I'm very glad that Julia Bricklin wrote this book. By that, I don't just mean that I'm glad someone researched and wrote a modern biography of Ned Buntline, but that I'm glad that it was Julia who chose to focus her keen eye on Mr. Judson as a subject. Most western writers/biographers (read: men) would have mishandled the human part of dealing with his misdeeds, which were many and often quite unique. Bricklin provides the cultural context to soften the blow, but without excusing the man solely because he created something lasting and important in the western and in his frontier heroes Buffalo Bill and Texas Jack.
Reading The Notorious Ned Buntline, I found myself in equal parts abhorring Buntline while kind of pulling for him too. Bricklin's words paint him as an awful and awfully endearing man, one capable of treating his loved ones terribly in one moment and in the next acting with tenderness and care. The way the author weaves Buntline's wives in and out is really fascinating, and I felt like they each had a personality and a place in the story beyond just "one of Buntline's women."

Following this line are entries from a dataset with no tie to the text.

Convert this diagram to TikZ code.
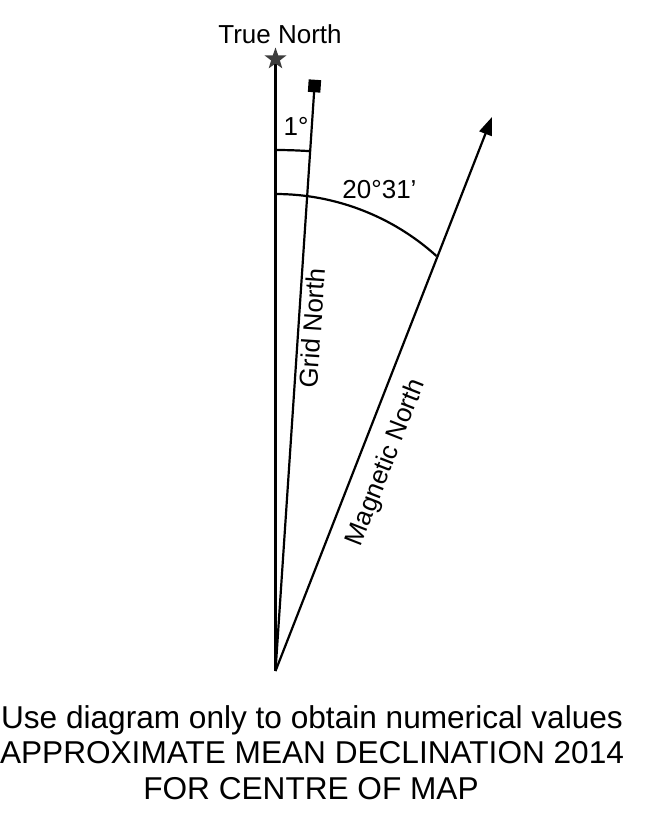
\documentclass[tikz,border=0pt]{standalone}
\usepackage{fontspec}
\setmainfont{Liberation Sans}
\usetikzlibrary{arrows.meta,shapes.geometric}
\definecolor{stargray}{HTML}{3C3C3C}
\begin{document}
\begin{tikzpicture}[x=1pt,y=1pt,
  ln/.style={line width=2.2pt},
  lbl/.style={font=\fontsize{26}{30}\selectfont, inner sep=0pt},
  foot/.style={font=\fontsize{31.6}{36}\selectfont, inner sep=0pt, anchor=base}]
\useasboundingbox (0,0) rectangle (663,-825);
\coordinate (O) at (275.5,-671);
\coordinate (tn) at (275.5,-59);
\coordinate (gn) at (314.5,-86);
\coordinate (mn) at (492,-117);
% lines
\draw[ln] (O) -- (tn);
\draw[ln] (O) -- (gn);
\draw[ln,-{Triangle[length=18pt,width=13pt]}] (O) -- (mn);
% arcs
\draw[ln] (275.5,-150) arc[start angle=90,end angle=86.14,radius=521];
\draw[ln] (275.5,-194) arc[start angle=90,end angle=47.9,radius=240];
% symbols
\node[star, star points=5, star point ratio=2.5, minimum size=23pt, inner sep=0pt, fill=stargray] (star) at (tn) {};
\node[rectangle, minimum size=12.5pt, inner sep=0pt, fill=black, rotate=-3.86] (sq) at (gn) {};
% labels
\node[lbl, anchor=base] (tnl) at (280,-43) {True North};
\node[lbl, anchor=base] (one) at (296,-135) {1°};
\node[lbl, anchor=base] (ang) at (379.5,-198) {20°31’};
\path (O) -- (gn) node[lbl, pos=0.588, sloped, below=4pt] (gnl) {Grid North};
\path (O) -- (mn) node[lbl, pos=0.394, sloped, below=15.5pt] (mnl) {Magnetic North};
% footer
\node[foot] (f1) at (312,-728) {Use diagram only to obtain numerical values};
\node[foot] (f2) at (312,-763.5) {APPROXIMATE MEAN DECLINATION 2014};
\node[foot] (f3) at (311,-799) {FOR CENTRE OF MAP};
\end{tikzpicture}
\end{document}
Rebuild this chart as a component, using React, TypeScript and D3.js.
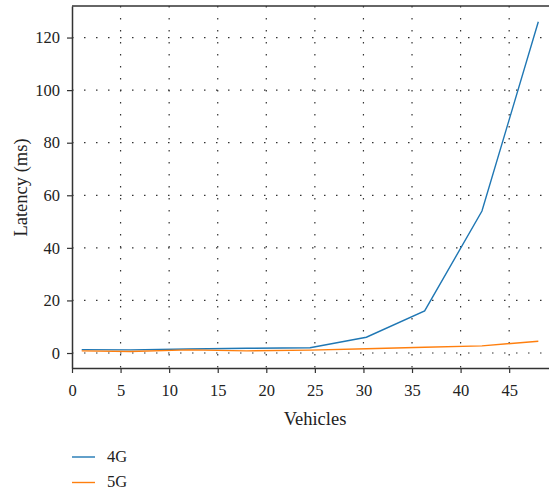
import React, { useEffect, useRef } from "react";
import * as d3 from "d3";

const vehicles = [1, 6, 12, 18, 24.5, 30.3, 36.3, 42.2, 48];
const latency4G = [1.3, 1.2, 1.5, 1.8, 2.0, 6.0, 16.0, 54.0, 126.0];
const latency5G = [0.8, 0.6, 1.2, 0.8, 1.1, 1.6, 2.2, 2.7, 4.5];
const xTicks = [0, 5, 10, 15, 20, 25, 30, 35, 40, 45];
const yTicks = [0, 20, 40, 60, 80, 100, 120];
const seriesNames = ["4G", "5G"];
const colors = ["#1f77b4", "#ff7f0e"];

const App = () => {
  const svgRef = useRef<SVGSVGElement>(null);

  useEffect(() => {
    const width = 549;
    const height = 489;
    const margin = { top: 6, right: 0, left: 72, bottom: 121 };
    const innerW = width - margin.left - margin.right;
    const innerH = height - margin.top - margin.bottom;
    const font = "'Liberation Serif', 'DejaVu Serif', serif";

    const svg = d3.select(svgRef.current);
    svg.selectAll("*").remove();
    const g = svg
      .append("g")
      .attr("transform", `translate(${margin.left},${margin.top})`);

    const xScale = d3.scaleLinear().domain([0, 49.1]).range([0, innerW]);
    const yScale = d3.scaleLinear().domain([-5.7, 132]).range([innerH, 0]);

    // grid
    g.selectAll(".hgrid")
      .data(yTicks)
      .enter()
      .append("line")
      .attr("x1", 0)
      .attr("x2", innerW)
      .attr("y1", (d) => yScale(d))
      .attr("y2", (d) => yScale(d))
      .attr("stroke", "#333")
      .attr("stroke-width", 1.2)
      .attr("stroke-dasharray", "1.5,10.5");

    g.selectAll(".vgrid")
      .data(xTicks.slice(1))
      .enter()
      .append("line")
      .attr("x1", (d) => xScale(d))
      .attr("x2", (d) => xScale(d))
      .attr("y1", 0)
      .attr("y2", innerH)
      .attr("stroke", "#333")
      .attr("stroke-width", 1.2)
      .attr("stroke-dasharray", "1.5,10.5");

    // axes
    const xAxis = d3.axisBottom(xScale).tickValues(xTicks).tickSize(5).tickSizeOuter(0);
    const yAxis = d3.axisLeft(yScale).tickValues(yTicks).tickSize(5).tickSizeOuter(0);

    const gx = g
      .append("g")
      .attr("transform", `translate(0,${innerH})`)
      .call(xAxis);
    gx.selectAll("text")
      .style("font-family", font)
      .style("font-size", "16.5px")
      .attr("fill", "#222")
      .attr("dy", "1.2em");

    const gy = g.append("g").call(yAxis);
    gy.selectAll("text")
      .style("font-family", font)
      .style("font-size", "16.5px")
      .attr("fill", "#222")
      .attr("x", -12);

    svg.selectAll(".domain").attr("stroke", "#333").attr("stroke-width", 1.5);
    svg.selectAll(".tick line").attr("stroke", "#333").attr("stroke-width", 1.2);

    // top border
    g.append("line")
      .attr("x1", 0)
      .attr("x2", innerW)
      .attr("y1", 0)
      .attr("y2", 0)
      .attr("stroke", "#333")
      .attr("stroke-width", 1.5);

    // lines
    const line = d3
      .line<number>()
      .x((_, i) => xScale(vehicles[i]))
      .y((d) => yScale(d));

    [latency4G, latency5G].forEach((s, i) => {
      g.append("path")
        .datum(s)
        .attr("fill", "none")
        .attr("stroke", colors[i])
        .attr("stroke-width", 1.4)
        .attr("d", line);
    });

    // labels
    svg
      .append("text")
      .attr("x", 315)
      .attr("y", 425)
      .attr("text-anchor", "middle")
      .style("font-family", font)
      .style("font-size", "18.5px")
      .attr("fill", "#222")
      .text("Vehicles");

    svg
      .append("text")
      .attr("transform", "rotate(-90)")
      .attr("y", 27)
      .attr("x", -187.5)
      .attr("text-anchor", "middle")
      .style("font-family", font)
      .style("font-size", "18.5px")
      .attr("fill", "#222")
      .text("Latency (ms)");

    // legend
    const legend = svg.append("g").attr("transform", "translate(72,457)");
    seriesNames.forEach((name, i) => {
      const row = legend.append("g").attr("transform", `translate(0,${i * 25.5})`);
      row.append("line")
        .attr("x1", 0)
        .attr("x2", 23)
        .attr("y1", 0)
        .attr("y2", 0)
        .attr("stroke", colors[i])
        .attr("stroke-width", 1.4);
      row.append("text")
        .attr("x", 35)
        .attr("y", 4.5)
        .style("font-family", font)
        .style("font-size", "16.5px")
        .attr("fill", "#222")
        .text(name);
    });
  }, []);

  return (
    <svg
      ref={svgRef}
      width={549}
      height={489}
      style={{ position: "absolute", left: 0, top: 0, background: "#fff" }}
    />
  );
};

export default App;
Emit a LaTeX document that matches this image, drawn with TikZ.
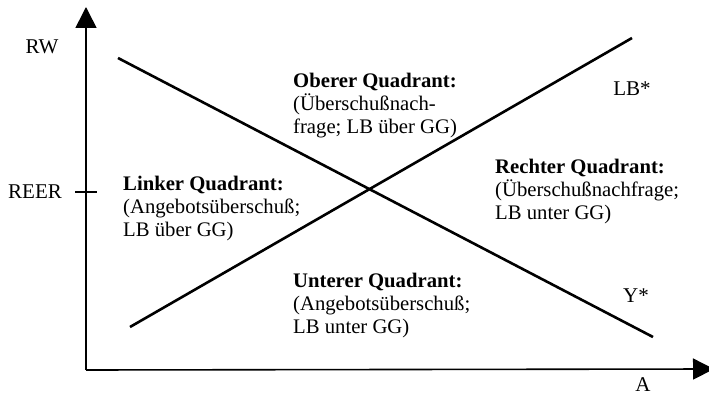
\documentclass[tikz,border=0pt]{standalone}
\usepackage{fontspec}
\setmainfont{Liberation Serif}
\usetikzlibrary{arrows.meta}
\begin{document}
\begin{tikzpicture}[x=1pt,y=-1pt,
  axis/.style={line width=1.6pt,-{Triangle[length=21pt,width=21pt]}},
  curve/.style={line width=2.6pt},
  lbl/.style={inner sep=0pt,font=\fontsize{21}{23}\selectfont},
  quad/.style={inner sep=0pt,anchor=north west,align=left,font=\fontsize{20.7}{23}\selectfont}]
\useasboundingbox (0,0) rectangle (709,395);
\coordinate (o) at (86,370);
\coordinate (ytip) at (86,7);
\coordinate (xtip) at (714,369);
\draw[axis] (o) -- (ytip);
\draw[axis] (o) -- (xtip);
\coordinate (t1) at (75,192);
\coordinate (t2) at (97,192);
\draw[line width=1.6pt] (t1) -- (t2);
\coordinate (y1) at (118,58);
\coordinate (y2) at (653,337);
\draw[curve] (y1) -- (y2);
\coordinate (l1) at (130,327);
\coordinate (l2) at (632,38);
\draw[curve] (l1) -- (l2);
\node[lbl] (rw) at (42,47) {RW};
\node[lbl] (reer) at (35,192) {REER};
\node[lbl] (a) at (643,385) {A};
\node[lbl] (lb) at (632,89) {LB*};
\node[lbl] (ys) at (636,296) {Y*};
\node[quad] (ob) at (293,73) {\textbf{Oberer Quadrant:}\\(Überschußnach-\\frage; LB über GG)};
\node[quad] (li) at (123,176) {\textbf{Linker Quadrant:}\\(Angebotsüberschuß;\\LB über GG)};
\node[quad] (re) at (495,159) {\textbf{Rechter Quadrant:}\\(Überschußnachfrage;\\LB unter GG)};
\node[quad] (un) at (293,273) {\textbf{Unterer Quadrant:}\\(Angebotsüberschuß;\\LB unter GG)};
\end{tikzpicture}
\end{document}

This is a story of a man whose duality and hypocrisy rise to heights that seem almost unbelievable. A man whose life was as uniquely full of adventure as any of the subjects of his many dime novels. With incredible clarity and narrative drive, this book takes that life and shows why it was both repellent and relevant. If you want to understand the American West, read this book about the man that wrote it wild.